This might seem elementary to those of you that are DBAs or something similar, but it was fascinating to find out (not to mention it greatly helped what I had to do), so I decided to post it, in case it helps someone else too. A few moments ago I found out that whereas a query along the lines of…
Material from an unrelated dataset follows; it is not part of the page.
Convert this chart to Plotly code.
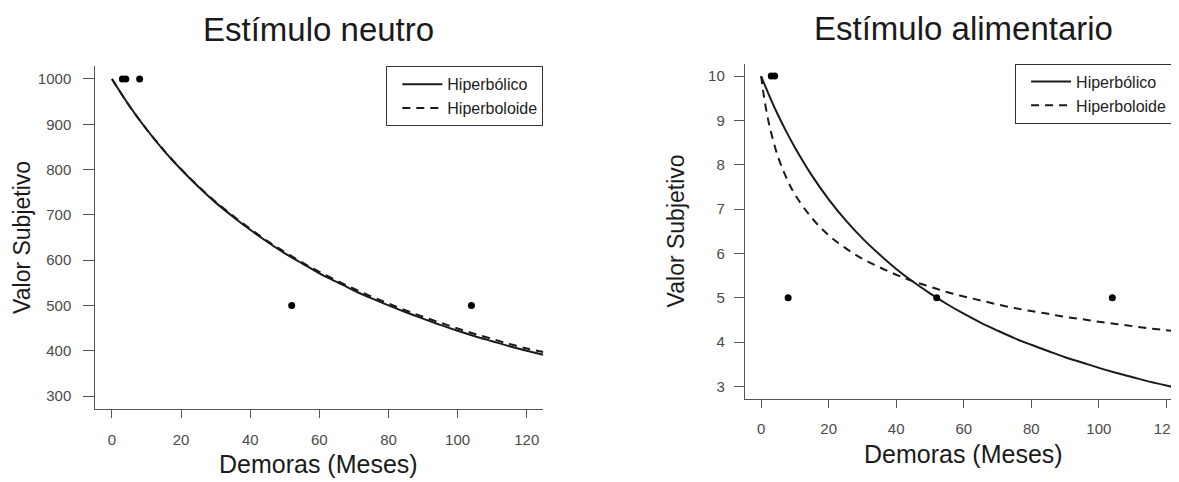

SELECT title, COUNT(1) as replies FROM post INNER JOIN thread USING(threadid) WHERE UNIX_TIMESTAMP(NOW()) - post.dateline < 86400 GROUP BY threadid ORDER BY replies DESC LIMIT 5
took a whopping ~10 seconds on a post table of around 2,000,000 rows and a thread table of around 40,000 rows, the following:
SELECT title, COUNT(1) as replies FROM post INNER JOIN thread USING(threadid) WHERE post.dateline > UNIX_TIMESTAMP(NOW()) - 86400 GROUP BY threadid ORDER BY replies DESC LIMIT 5
took a mere 0.03 seconds!
Probably, MySQL wasn’t able to utilize the B+ tree index of the dateline column in the first query, whereas in the second, things were a bit more obvious to it. This can also be observed by examining the information about the execution plan that EXPLAIN provides:
mysql> explain select t.threadid, t.title, count(1) as replies from vb3_post as p inner join vb3_thread as t using(threadid) where unix_timestamp(now()) - p.dateline < 86400 group by p.threadid order by replies desc limit 5; +----+-------------+-------+------+---------------+----------+---------+------------+-------+---------------------------------+ | id | select_type | table | type | possible_keys | key | key_len | re | rows | Extra | +----+-------------+-------+------+---------------+----------+---------+------------+-------+---------------------------------+ | 1 | SIMPLE | t | ALL | PRIMARY | NULL | NULL | NULL | 39859 | Using temporary; Using filesort | | 1 | SIMPLE | p | ref | threadid | threadid | 4 | t.threadid | 49 | Using where | +----+-------------+-------+------+---------------+----------+---------+------------+-------+---------------------------------+ 2 rows in set (0.01 sec) mysql> explain select t.threadid, t.title, count(1) as replies from vb3_post as p inner join vb3_thread as t using(threadid) where p.dateline > UNIX_TIMESTAMP(NOW()) - 86400 group by p.threadid order by replies desc limit 5; +----+-------------+-------+--------+-------------------+----------+---------+------------+------+----------------------------------------------+ | id | select_type | table | type | possible_keys | key | key_len | ref | rows | Extra | +----+-------------+-------+--------+-------------------+----------+---------+------------+------+----------------------------------------------+ | 1 | SIMPLE | p | range | threadid,dateline | dateline | 4 | NULL | 1171 | Using where; Using temporary; Using filesort | | 1 | SIMPLE | t | eq_ref | PRIMARY | PRIMARY | 4 | p.threadid | 1 | | +----+-------------+-------+--------+-------------------+----------+---------+------------+------+----------------------------------------------+ 2 rows in set (0.00 sec)
So, don’t rest assured that MySQL will use your indexes every time it should. It seems that sometimes you have to explicitly point it out.